Searching For Bulls In A Desolate Wasteland

Do nosebleed levels on the most widely-cited measure of bond volatility presage a counter-trend rally in risk assets?

Maybe, according to one popular strategist.

“The MOVE Index is above 150 for only the 11th time in the past 35 years,” BofA’s Michael Hartnett observed, in his latest, adding that such levels “often coincide with recessions and/or default.” They also tend to precede decent returns for stocks and junk bonds over a six month horizon if you ignore the dot-com bust and the financial crisis.

Currently, the market zeitgeist is defined by recession fears. Hand-wringing over an imminent downturn in the world’s largest economy helped catalyze a sharp decline in US yields from 2022’s highs, even as Treasurys sold off in post-holiday US trading last week. Commodities are in a multi-week losing streak and market-based measures of inflation expectations have receded. It’s the latest twist in a wild year for bonds.

One could spend days delving into nuance and specifics while documenting the myriad ways in which the interplay between soaring inflation and the Fed’s belated efforts to contain it have produced anomalies aplenty in US rates. The simplest way to encapsulate the situation is just to note, as Hartnett did, that the MOVE topped 150.

If you’re so inclined, you could make lemonade out of 2022’s lemons, Hartnett said. With the bank’s pseudo-famous Bull & Bear Indicator parked at 0.0, the MOVE registering extremes and the prospect that a recession shock in the US will at least temporarily halt the rates and inflation shocks (any downturn might give the Fed pause if not compel them to actually “pause,” while consumer retrenchment and higher unemployment may help cool prices), a summer rally in risk assets is possible. The table (below) shows median returns around prior extremes on the MOVE.

Note that the dollar tends to pull back following overshoots in US bond vol. A stronger dollar, while helpful for inflation, is a bane to risk assets.

Hartnett mentioned a restart of the Nord Stream after scheduled maintenance this month. He didn’t use the word “precondition,” but needless to say, if Russia cuts off all gas flows to Germany, all bets are off.

Arguing against any kind of durable bottom for stocks (and thereby against a sustainable rally) are cumulative flows to equity funds, which aren’t indicative of capitulation. Not even a little bit. For every $100 of inflows since the beginning of 2021, just $2 has come out of stock funds. That figure for corporate credit and emerging market debt is $88 (figure on the left, below).

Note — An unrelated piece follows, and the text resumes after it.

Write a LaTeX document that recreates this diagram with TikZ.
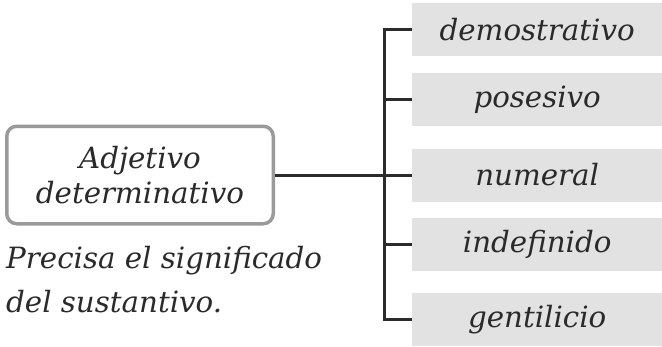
\documentclass[tikz,border=0pt]{standalone}
\usepackage{fontspec}
\setmainfont{DejaVu Serif}
\definecolor{textc}{HTML}{2A2A2A}
\definecolor{boxgray}{HTML}{E2E2E3}
\definecolor{bordergray}{HTML}{9A9A9A}
\definecolor{linec}{HTML}{2B2B2B}
\begin{document}
\begin{tikzpicture}[x=1pt,y=-1pt,
  txt/.style={font=\fontsize{29.3}{35}\selectfont\itshape, text=textc},
  item/.style={txt, fill=boxgray, minimum width=250pt, minimum height=53pt, inner sep=0pt, anchor=west},
  conn/.style={draw=linec, line width=3pt}
]
\useasboundingbox (0,0) rectangle (662,346);
\node[item] (d) at (412,29.5) {demostrativo};
\node[item] (p) at (412,99.5) {posesivo};
\node[item] (n) at (412,175) {numeral};
\node[item] (i) at (412,244.5) {indefinido};
\node[item] (g) at (412,319.5) {gentilicio};
\node[txt, draw=bordergray, line width=3.5pt, rounded corners=10pt,
  minimum width=266.5pt, minimum height=97.5pt, inner sep=0pt, align=center]
  (m) at (140,175) {Adjetivo\\determinativo};
\node[txt, anchor=base west, inner sep=0pt] (t1) at (6,268) {Precisa el significado};
\node[txt, anchor=base west, inner sep=0pt] (t2) at (6,312) {del sustantivo.};
\coordinate (bus) at (384,175);
\draw[conn] (m.east) -- (n.west);
\draw[conn] (d.west) -- (d.west -| bus) -- (g.west -| bus) -- (g.west);
\draw[conn] (p.west) -- (p.west -| bus);
\draw[conn] (i.west) -- (i.west -| bus);
\end{tikzpicture}
\end{document}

The figure on the right (above) shows the largest rebounds tend to follow sizable outflows. In 2022, credit has capitulated, but stocks haven’t. Or at least not from a flows perspective.

As usual — and I’m reluctant to put it that way, but I’m not sure how else to describe the unmistakably ominous tone of his missives this year — Hartnett offered a grim assessment.

“Price action [in] 2022 is very close to that of stagflationary 1974/75 both in terms of relative performance of assets and price-action of indices,” he said, adding that the “investment backdrop is also the same.” Market participants, he wrote, are coping with bear markets in bonds and equities, “oil shocks, food shocks, monetary policy instability, fiscal policy indiscipline, industrial unrest, civil unrest and war.”

Other than all of that, though, things are fine.